About how much will someone need to spend to get a good, reliable e-bike? Do they require much maintenance?
The way we built our bike was to be affordable, starting from $1,790 up to $3,490 before rebates. Our big difference from everyone else selling online is maintenance. I know it’s just a bike, but this is like a car. People are driving them 20 to 30 miles a day. They need to be inspected and maintained. We’re giving free maintenance for life with each e-bike purchase, and each one is made in-house. There’s a lot of things we can adjust to fit the customer's needs. The most important thing about buying a bike is buying the right one. ... Anyone coming here and wanting to take the bike and borrow it for a week or a couple of hours to get a better understanding, we’re allowing people to do that.
What's the range and battery life, and do they take a long time to charge?

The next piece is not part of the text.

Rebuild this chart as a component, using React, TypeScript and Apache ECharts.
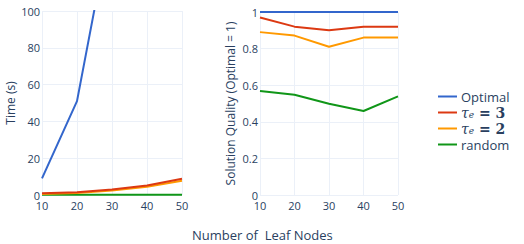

Some bikes go up to 60 miles on a single charge. They can go up to 25 miles per hour, depending on the model. A full charge takes between three to five hours, depending on the battery level.
What was your background before you got into this business, and how did Mod Bikes start?
I was always a builder, a creator. I worked in a bicycle store in Herzliya, Israel. Eight years ago, I took a very old Electra retro frame that was full of rust, and I kind of took it all apart then built it all together again with a motor and electric brakes. I’m self-taught. My father was a mechanical engineer, and my grandfather an electrical engineer. One of our friends from the U.S. told us about Austin and how it's developing as far as green energy and bicycling. We developed the idea of a bike shop here and doing our own brand. I spent two years in development of all those bikes.
What else should people know about e-bikes?
The biggest message that we want to give people is: Come here with an open mind. Until you try it, you can’t understand the power of it and what you can do with the bike. We're building a full service for people, and we want the bikes to not be too technical or too fancy or expensive. We're making it simple for people to want to use the bike.